[lbo-talk] Pollan: WITBD to reform the industrial food system

Andy andy274 at gmail.com
Sat Oct 11 10:00:44 PDT 2008


On Fri, Oct 10, 2008 at 11:37 PM, Dwayne Monroe <dwayne.monroe at gmail.com> wrote:


> Of course, during the oil age we've heavily used hydrocarbons to provide the
> energy part of the mix -- after all, it's a powerful and versatile fuel --
> but that's far from essential.

Not essential, but the concern about diminishing reserves of fossil fuels (or more to the point, the rate at which they can be drawn) is more about the cost of replacements in quantity than about whether there are replacements at all.

The link you provided goes on:

<http://www.garyjones.org/mt/archives/000303.html>

[....]

The problem [of the exhaustion of mined nitrates] became intense as the world girded for the war to end war. It is fitting that a Norwegian physicist Kristian Birkeland who was trying to develop a rail gun in order to attract funding for his research into electromagnetism accidentally discovered how to make nitrates with electricity when his experiment exploded due to a short circuit. He could smell nitrates in the smoky air and realized that he had just made fertilizer.

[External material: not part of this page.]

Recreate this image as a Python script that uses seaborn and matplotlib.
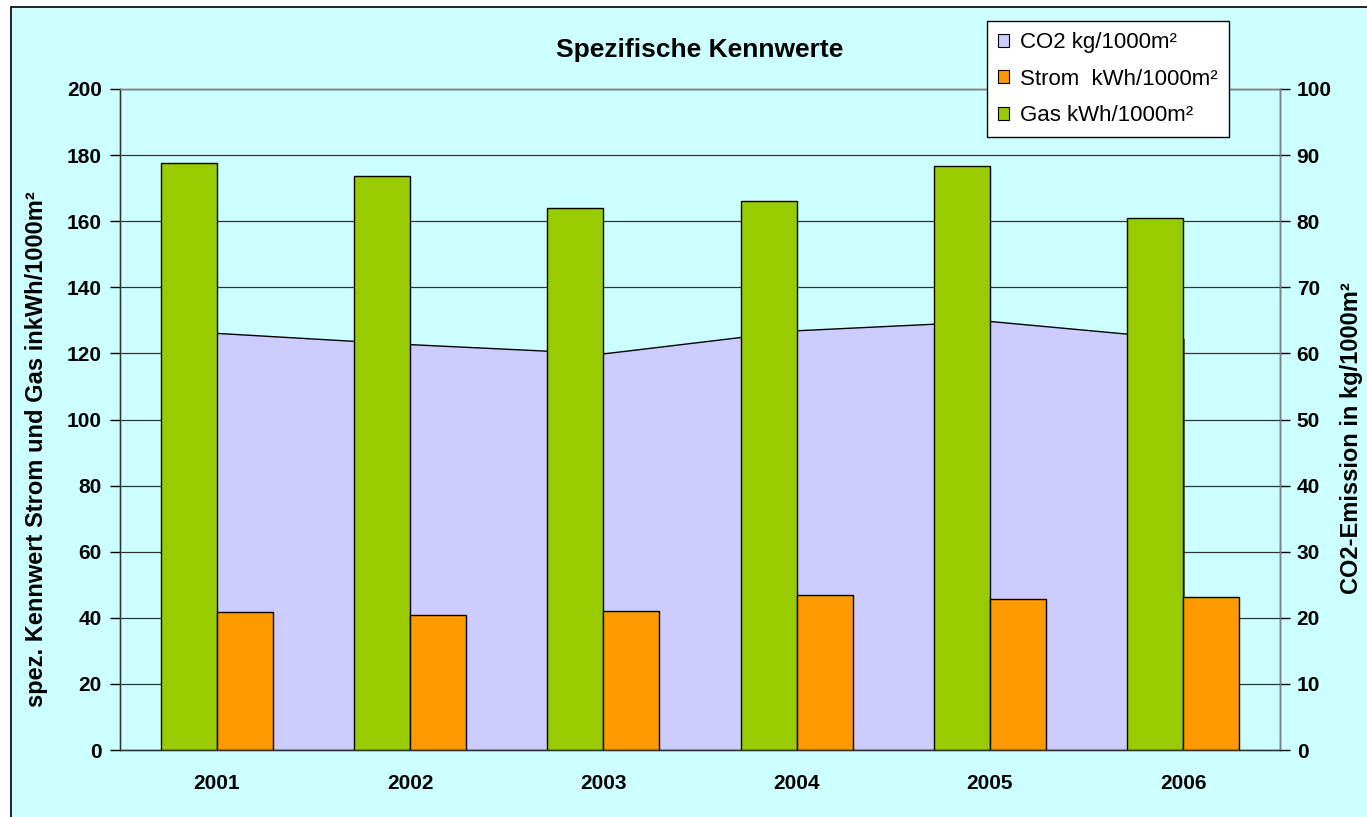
import matplotlib
matplotlib.use("Agg")
import matplotlib.pyplot as plt
from matplotlib.patches import Patch, Rectangle
from matplotlib.ticker import MultipleLocator, FixedLocator
import numpy as np
import pandas as pd
import seaborn as sns

years = ["2001", "2002", "2003", "2004", "2005", "2006"]
gas = [177.6, 173.7, 164.0, 166.1, 176.7, 161.0]     # kWh/1000m² (left axis)
strom = [41.8, 40.8, 42.0, 46.9, 45.7, 46.3]         # kWh/1000m² (left axis)
co2 = [63.1, 61.4, 60.0, 63.5, 64.9, 62.2]           # kg/1000m² (right axis)

green = "#99CC00"
orange = "#FF9900"
lavender = "#CCCCFF"
cyan_bg = "#CCFFFF"

df = pd.DataFrame({
    "Jahr": years * 2,
    "Serie": ["Gas"] * len(years) + ["Strom"] * len(years),
    "Wert": gas + strom,
})

sns.set_style("white")
plt.rcParams["font.family"] = ["Liberation Sans", "DejaVu Sans"]
plt.rcParams["text.color"] = "black"
plt.rcParams["axes.labelcolor"] = "black"
plt.rcParams["xtick.color"] = "black"
plt.rcParams["ytick.color"] = "black"

fig = plt.figure(figsize=(13.67, 8.17), dpi=100, facecolor="white")
# chart area with border (cropped on right/bottom like the original)
fig.add_artist(Rectangle((11 / 1367, -0.02), 1.0, 1 - 7 / 817 + 0.02,
                         transform=fig.transFigure, facecolor=cyan_bg,
                         edgecolor="black", linewidth=1.2, zorder=-10))

ax = fig.add_axes([120 / 1367, 1 - 750 / 817, 1160 / 1367, 661 / 817])
ax2 = ax.twinx()

# secondary axis: white plot area, gridlines, CO2 area (drawn below the bars)
ax2.set_facecolor("white")
x = np.arange(len(years))
ax2.fill_between(x, co2, 0, facecolor=lavender, edgecolor="black", linewidth=1, zorder=2)
ax2.set_ylim(0, 100)
ax2.yaxis.set_major_locator(MultipleLocator(10))
ax2.grid(axis="y", color="#333333", linewidth=0.9, zorder=0)
ax2.set_axisbelow(True)

ax.set_zorder(ax2.get_zorder() + 1)
ax.patch.set_visible(False)

sns.barplot(data=df, x="Jahr", y="Wert", hue="Serie", hue_order=["Gas", "Strom"],
            palette=[green, orange], saturation=1, width=0.58, gap=0,
            edgecolor="black", linewidth=1, legend=False, ax=ax)

ax.set_xlim(-0.5, len(years) - 0.5)
ax.set_ylim(0, 200)
ax.yaxis.set_major_locator(MultipleLocator(20))

# tick styling
ax.tick_params(axis="y", which="major", direction="out", length=7, width=1,
               labelsize=15, pad=6)
ax.tick_params(axis="x", which="major", length=0, labelsize=15, pad=17)
ax.xaxis.set_minor_locator(FixedLocator(np.arange(-0.5, len(years), 1.0)))
ax.tick_params(axis="x", which="minor", direction="out", length=5, width=1)
ax2.tick_params(axis="y", direction="out", length=7, width=1, labelsize=15, pad=5)
for lbl in ax.get_xticklabels() + ax.get_yticklabels() + ax2.get_yticklabels():
    lbl.set_fontweight("bold")

for a in (ax, ax2):
    for s in a.spines.values():
        s.set_color("#808080")
        s.set_linewidth(1)
ax.spines["left"].set_color("#333333")
ax2.spines["right"].set_color("#333333")
ax.spines["bottom"].set_color("#333333")

ax.set_xlabel("")
ax.set_ylabel("spez. Kennwert Strom und Gas inkWh/1000m²", fontsize=17, fontweight="bold")
ax.yaxis.set_label_coords(-0.062, 0.455)
ax2.set_ylabel("CO2-Emission in kg/1000m²", fontsize=17, fontweight="bold")
ax2.yaxis.set_label_coords(1.052, 0.472)

fig.text(700 / 1367, 1 - 50 / 817, "Spezifische Kennwerte", ha="center", va="center",
         fontsize=19, fontweight="bold")

handles = [
    Patch(facecolor=lavender, edgecolor="black", linewidth=0.8, label="CO2 kg/1000m²"),
    Patch(facecolor=orange, edgecolor="black", linewidth=0.8, label="Strom  kWh/1000m²"),
    Patch(facecolor=green, edgecolor="black", linewidth=0.8, label="Gas kWh/1000m²"),
]
leg = fig.legend(handles=handles, loc="upper left",
                 bbox_to_anchor=(987 / 1367, 1 - 21 / 817),
                 frameon=True, fancybox=False, shadow=False, fontsize=16,
                 handlelength=0.5, handleheight=0.5, handletextpad=0.5,
                 labelspacing=0.7, borderpad=0.5, borderaxespad=0)
leg.get_frame().set_edgecolor("black")
leg.get_frame().set_linewidth(1)
leg.get_frame().set_facecolor("white")
leg.get_frame().set_alpha(1)

fig.savefig("out.png", dpi=100, facecolor=fig.get_facecolor())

He partnered with Sam Eyde, a civil engineer interested in hydroelectric power, to develop a fertilizer plant using the newly patented Birkeland-Eyde process for the production of Norgesalpeter - Norwegian Saltpeter, i.e. calcium nitrate. This made sense because there was no good way to use all that Norwegian electricity until power transmission from remote locations was developed some years later.

But the Germans had an even greater need for nitrates since they had strained relations with the world, and they also had an advanced chemistry industry. Haber and Bosch developed a cheaper method for nitrate production soon after and the Birkeland-Eyde process was made obsolete. Even Norsk Hydo, the company they founded, licensed the Haber-Bosch process and abandoned Birkeland-Eyde on the advice of Kristian Birkeland. Things got complicated for Norsk Hydo during the war since their customers included Germany and their owners included France, while Norway tried to remain neutral in the war.

[....]

Checking wikipedia on Haber-Bosch....

<http://en.wikipedia.org/wiki/Haber_Bosch_Process>

The Haber process now produces 100 million tons of nitrogen fertilizer per year, mostly in the form of anhydrous ammonia, ammonium nitrate, and urea. 3-5% of world natural gas production is consumed in the Haber process (~1-2% of the world's annual energy supply)[1][12][13][14]. That fertilizer is responsible for sustaining one-third of the Earth's population, as well as various deleterious environmental consequences.[4] Generation of hydrogen using electrolysis of water, using renewable energy, is not currently competitive cost-wise with hydrogen from fossil fuels, such as natural gas, and is responsible for only 4% of current hydrogen production.

[...]

So, yes, fertilizer can be made with electricity, and the original link mentions efforts to produce electricity renewably. But remember efforts like those in Iceland and northern Europe are striving to fulfill a slice of current electrical demand. The fact that electricity is now used for such a small fraction of nitrate production even though it's almost certainly cheaper (however you care to measure that) in industrial quantities than 100 years ago suggests that a shift to using renewable sources for nitrate production will make it dearer in the future.

Hence the peakista emphasis on *cheap* fossil fuels.